= Primary Care Support England =

British administrative organisation

Primary Care Support England is a support service for GP Practices, Pharmacies, Dentists and Opticians in England.

It provides administrative and payment services, sends out test results, manages supplies and runs the performers lists. It administers the authorisation process for access to the list of patients registered with GPs in England, processes patient registrations and moves patient records, and issues access credentials.

It is run by Capita under a £330 million seven year contract started in 2015. Capita relies on other organisations to provide some services.

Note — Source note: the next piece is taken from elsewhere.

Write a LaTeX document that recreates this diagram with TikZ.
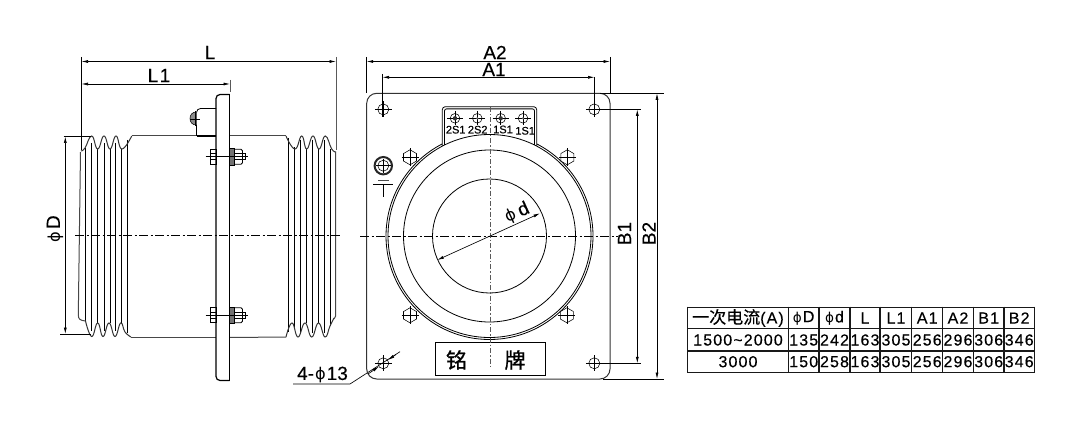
\documentclass[tikz,border=0pt]{standalone}
\usepackage{fontspec}
\setmainfont[FakeBold=0.35]{Liberation Sans}
\newfontfamily\phfont{DejaVu Sans}
\newfontfamily\cjkfont[FakeBold=0.4]{Noto Sans CJK SC}
\newfontfamily\platefont[FakeBold=1]{Noto Sans CJK SC}
\newfontfamily\lsfont[LetterSpace=7,FakeBold=0.35]{Liberation Sans}
\newcommand{\ph}{{\phfont\scalebox{0.85}{ϕ}}}
\usetikzlibrary{arrows.meta}
\tikzset{
  ln/.style={line width=0.8pt,black},
  thin ln/.style={line width=0.55pt,black},
  grayln/.style={line width=1pt,black!72},
  wave/.style={line width=1pt,black!80},
  dim/.style={line width=0.65pt,black,{Latex[length=6.5pt,width=3pt]}-{Latex[length=6.5pt,width=3pt]}},
  dimtip/.style={line width=0.65pt,black,-{Latex[length=6.5pt,width=3pt]}},
  ext/.style={line width=0.65pt,black},
  center ln/.style={line width=0.7pt,black,dash pattern=on 9pt off 2.5pt on 2pt off 2.5pt},
  vcenter ln/.style={line width=0.8pt,black!65,dash pattern=on 5pt off 2pt on 1.5pt off 2pt},
  biglabel/.style={inner sep=0pt,font=\fontsize{19}{20}\selectfont},
  termlabel/.style={inner sep=0pt,font=\fontsize{11}{12}\selectfont},
  cell/.style={inner sep=0pt,font=\fontsize{16}{17}\lsfont},
  grid ln/.style={line width=1.2pt,black!90},
}
\begin{document}
\begin{tikzpicture}[x=1pt,y=-1pt]
\useasboundingbox (0,0) rectangle (1065,425);

% ---------- side view ----------
% bellows left
\foreach \xa/\ya/\yb in {85.7/148/321,91.7/143/331,97.7/149/323,104/143/331,110/149/323,115.7/143/331,121.7/149/323,127.3/140/333}
  \draw[ln] (\xa,\ya) -- (\xa,\yb);
\draw[wave] plot[smooth,tension=0.8] coordinates {(81,151)(85,148)(91.7,136)(97.7,149)(104,136)(110,149)(116,136)(122,149)(131.7,136)};
\draw[wave] plot[smooth,tension=0.8] coordinates {(85.5,321)(91.7,336.5)(97.7,323)(103,336.5)(109,323)(115,336.5)(120.7,323)(125,332)(131,337)};
\draw[grayln] (80.5,152) -- (78.3,315) .. controls (78.3,319) and (80,320.5) .. (85.5,321);
% bellows right
\foreach \xa/\ya/\yb in {288.7/138/332,294/147/328,300/140/333,306.7/149/323,312.3/140/333,318.3/149/323,324.3/140/333,330/149/326}
  \draw[ln] (\xa,\ya) -- (\xa,\yb);
\draw[wave] plot[smooth,tension=0.8] coordinates {(286,136)(295,149)(301.7,136)(306.7,149)(313,136)(319,149)(325.3,136)(331.7,149)(336,152)};
\draw[wave] plot[smooth,tension=0.8] coordinates {(286,337)(292,323)(298,337)(305,323)(311.7,337)(318.5,323)(325,337)(330,326)(334,318)};
\draw[grayln] (335.7,152) -- (335.7,316) -- (334,319);
% body
\draw[grayln] (131.7,136) -- (196.5,136);
\draw[grayln] (229.5,136) -- (286,136);
\draw[grayln] (131,337) -- (216,337);
\draw[grayln] (229.5,337.5) -- (286,337);
% bracket
\draw[line width=0.8pt,rounded corners=4pt] (216,108.5) -- (196.5,108.5) -- (196.5,136);
\draw[line width=1.4pt] (196.5,136) -- (216,136);
\fill[black!45] (196.5,112) .. controls (192,112) and (190,115) .. (190,118.5) .. controls (190,122) and (192,125) .. (196.5,125) -- cycle;
\draw[thin ln] (196.5,112) .. controls (192,112) and (190,115) .. (190,118.5) .. controls (190,122) and (192,125) .. (196.5,125);
\draw[thin ln] (190,119) -- (200,119) (195,111) -- (195,126);
% plate
\draw[line width=1.2pt,rounded corners=4pt] (229.5,94.5) -- (216,94.5) -- (216,380.5) -- (229.5,380.5);
\draw[line width=0.9pt] (229.5,94.5) -- (229.5,380.5);
% bolts
\foreach \yy in {156.7,315.3}{
  \draw[ln] (210,\yy-7.5) rectangle (216,\yy+7.5);
  \draw[thin ln] (210,\yy-3) -- (216,\yy-3) (210,\yy+3) -- (216,\yy+3);
  \fill[black!55] (229.5,\yy-8.3) rectangle (234.3,\yy+8.3);
  \draw[thin ln] (229.5,\yy-8.3) rectangle (234.3,\yy+8.3);
  \draw[ln,rounded corners=1.5pt] (234.3,\yy-7.5) -- (242.5,\yy-7.5) -- (242.5,\yy+7.5) -- (234.3,\yy+7.5);
  \draw[thin ln] (234.3,\yy-3) -- (242.5,\yy-3) (234.3,\yy+3) -- (242.5,\yy+3);
  \draw[thin ln] (205.7,\yy) -- (247.7,\yy);
  \draw[thin ln] (242.5,\yy-3) -- (245,\yy-3) -- (245,\yy+3) -- (242.5,\yy+3);
}
% side center line
\draw[center ln] (75,235.3) -- (342,235.3);
% L dims
\draw[ext] (81.5,57) -- (81.5,150);
\draw[line width=0.8pt,black!65] (336,57) -- (336,150);
\draw[line width=0.8pt,black!65] (230,80) -- (230,92);
\draw[dim] (81.5,61.5) -- (336,61.5);
\draw[dim] (81.5,84) -- (230,84);
\node[biglabel] (labL) at (210,52.5) {L};
\node[biglabel] (labLa) at (159,75.5) {L\hspace{1.5pt}1};
% phi D dim
\draw[ext] (63.5,136.5) -- (91,136.5);
\draw[ext] (60,334) -- (91,334);
\draw[dim] (65.3,136.5) -- (65.3,334);
\node[biglabel,rotate=90] (labD) at (55,229) {\ph\hspace{3pt}D};
% 4-phi 13
\node[biglabel] (lab4) at (322.5,375) {4-\hspace{1pt}\ph\hspace{1pt}13};
\draw[ext] (293,384) -- (350,384) -- (400,351.7);

% ---------- front view ----------
\draw[line width=1pt,black!80,rounded corners=10pt] (366.7,93.3) rectangle (610,379);
% corner holes
\foreach \hx/\hy in {383.3/109.4,594.3/109.4,383.3/363.3,594.3/363.3}{
  \draw[thin ln] (\hx,\hy) circle[radius=5.5pt];
  \draw[thin ln] (\hx-8.5,\hy) -- (\hx+8.5,\hy) (\hx,\hy-8) -- (\hx,\hy+8);
}
% small hex bolts behind the flange
\foreach \hx/\hy in {410/157.3,567.3/157.3,410/315.3,566.9/315.3}{
  \draw[thin ln] (\hx,\hy-7.5) -- (\hx+6.5,\hy-3.75) -- (\hx+6.5,\hy+3.75) -- (\hx,\hy+7.5) -- (\hx-6.5,\hy+3.75) -- (\hx-6.5,\hy-3.75) -- cycle;
  \draw[thin ln] (\hx-8.5,\hy) -- (\hx+8.5,\hy) (\hx,\hy-9) -- (\hx,\hy+9);
}
% flange
\draw[ln,fill=white] (489.5,236) circle[radius=103.5pt];
% terminal box
\fill[white] (442.3,150) -- (442.3,106.7) -- (536.7,106.7) -- (536.7,150) -- cycle;
\draw[ln,rounded corners=3pt] (442.3,146) -- (442.3,106.7) -- (536.7,106.7) -- (536.7,146);
\draw[ln,rounded corners=2pt] (444.5,146) -- (444.5,108.9) -- (534.5,108.9) -- (534.5,146);
\draw[ln,fill=white] (489.5,236) circle[radius=101.5pt];
\draw[ln] (489.5,236) circle[radius=86pt];
\draw[ln] (489.5,236) circle[radius=57pt];
% terminals
\foreach \hx/\dark in {455/1,477.3/0,500.7/1,523/0}{
  \draw[thin ln] (\hx,118.3) circle[radius=4.8pt];
  \draw[thin ln] (\hx-8,118.3) -- (\hx+8,118.3) (\hx,111) -- (\hx,125.5);
  \ifnum\dark=1 \fill[black!80] (\hx,118.3) circle[radius=2.2pt]; \else \fill[black!60] (\hx,118.3) circle[radius=1.2pt]; \fi
}
\node[termlabel] (t1) at (455.7,129.7) {2S1};
\node[termlabel] (t2) at (477.7,129.7) {2S2};
\node[termlabel] (t3) at (503,129.5) {1S1};
\node[termlabel] (t4) at (525.2,130.8) {1S1};
% centre lines
\draw[center ln] (360,236) -- (618,236);
% ground
\draw[line width=2pt,black!85] (383.3,165.7) circle[radius=8.7pt];
\draw[thin ln] (383.3,165.7) circle[radius=5.5pt];
\draw[thin ln] (376,165.7) -- (390.7,165.7) (383.3,158.5) -- (383.3,173);
\draw[line width=0.6pt,black!70] (378,180) -- (388.5,180);
\draw[line width=0.9pt] (373.3,184) -- (393.3,184);
\draw[line width=0.8pt] (383.3,184) -- (383.3,197);
% nameplate
\draw[line width=1pt,fill=white] (435.7,342.3) rectangle (545.3,375.3);
\node[inner sep=0pt,font=\fontsize{21}{22}\platefont] (pl1) at (456.5,360) {铭};
\node[inner sep=0pt,font=\fontsize{21}{22}\platefont] (pl2) at (515,360) {牌};
\draw[vcenter ln] (490,106.7) -- (490,366.7);
% phi d
\draw[dim] (540,213.3) -- (437.3,260);
\node[biglabel,rotate=24.5] (labd) at (517,213) {\ph\hspace{4pt}d};
% front dims
\draw[ext] (366.7,57) -- (366.7,93.3);
\draw[ext] (610,57) -- (610,93.3);
\draw[ext] (382.5,74) -- (382.5,117);
\draw[ext] (594.5,77) -- (594.5,117);
\draw[dim] (366.7,61.5) -- (610,61.5);
\draw[dim] (382.5,77.3) -- (594.5,77.3);
\node[biglabel] (labA2) at (495,52.5) {A2};
\node[biglabel] (labA1) at (494,69.5) {A1};
\draw[ext] (600,93.3) -- (663.5,93.3);
\draw[ext] (594.3,109.4) -- (641,109.4);
\draw[ext] (594.3,363.3) -- (641,363.3);
\draw[ext] (603,379) -- (663.5,379);
\draw[dim] (637.3,109.4) -- (637.3,363.3);
\draw[dim] (657,93.3) -- (657,379);
\node[biglabel,rotate=90] (labB1) at (624.5,233.5) {B1};
\node[biglabel,rotate=90] (labB2) at (649,233.5) {B2};
% 4-phi13 arrowheads
\draw[dimtip] (368,374) -- (379,366.5);
\draw[dimtip] (396,354.5) -- (388,360);

% ---------- table ----------
\foreach \yy in {307.3,328.5,351,372.3}
  \draw[grid ln] (687.3,\yy) -- (1034.3,\yy);
\foreach \xx in {687.3,788.3,819,850,880,911.7,942.7,973.3,1004,1034.3}
  \draw[grid ln] (\xx,306.7) -- (\xx,372.9);
\node[inner sep=0pt] (h0) at (738,318) {\fontsize{17}{18}\cjkfont 一次电流\fontsize{16}{17}\lsfont(A)};
\node[cell] (h1) at (803.7,318) {\ph\hspace{1pt}D};
\node[cell] (h2) at (834.5,318) {\ph\hspace{1pt}d};
\node[cell] (h3) at (865,318) {L};
\node[cell] (h4) at (896,318) {L\hspace{1pt}1};
\node[cell] (h5) at (927.2,318) {A1};
\node[cell] (h6) at (958,318) {A2};
\node[cell] (h7) at (988.7,318) {B1};
\node[cell] (h8) at (1019.2,318) {B2};
\node[cell] (a0) at (738,340) {1500\textasciitilde 2000};
\node[cell] (a1) at (803.7,340) {135};
\node[cell] (a2) at (834.5,340) {242};
\node[cell] (a3) at (865,340) {163};
\node[cell] (a4) at (896,340) {305};
\node[cell] (a5) at (927.2,340) {256};
\node[cell] (a6) at (958,340) {296};
\node[cell] (a7) at (988.7,340) {306};
\node[cell] (a8) at (1019.2,340) {346};
\node[cell] (b0) at (738,361.7) {3000};
\node[cell] (b1) at (803.7,361.7) {150};
\node[cell] (b2) at (834.5,361.7) {258};
\node[cell] (b3) at (865,361.7) {163};
\node[cell] (b4) at (896,361.7) {305};
\node[cell] (b5) at (927.2,361.7) {256};
\node[cell] (b6) at (958,361.7) {296};
\node[cell] (b7) at (988.7,361.7) {306};
\node[cell] (b8) at (1019.2,361.7) {346};
\end{tikzpicture}
\end{document}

In May 2018, the National Audit Office reported that failings by Capita and other organisations had hit primary care services and, potentially, put patients at risk. They recommended that NHS England should consider taking some or all of the work back in-house. The House of Commons Public Accounts Committee criticised NHS England for its handling of the contract, calling the arrangement short sighted and a shambles, and saying that in its rush to save money. It failed to consider the impact on the 39,000 GPs, dentists, opticians, and pharmacists affected.

Katrina Venerus, clinical director of the Local Optical Committee Support Unit, was seconded to the organisation in August 2018 to help with the modernisation of the ophthalmic payments service.

Capita's contract was extended by 3 years in 2022. It will run to 31 August 2025 at a cost of £94 million. The extension was not welcomed by the British Medical Association.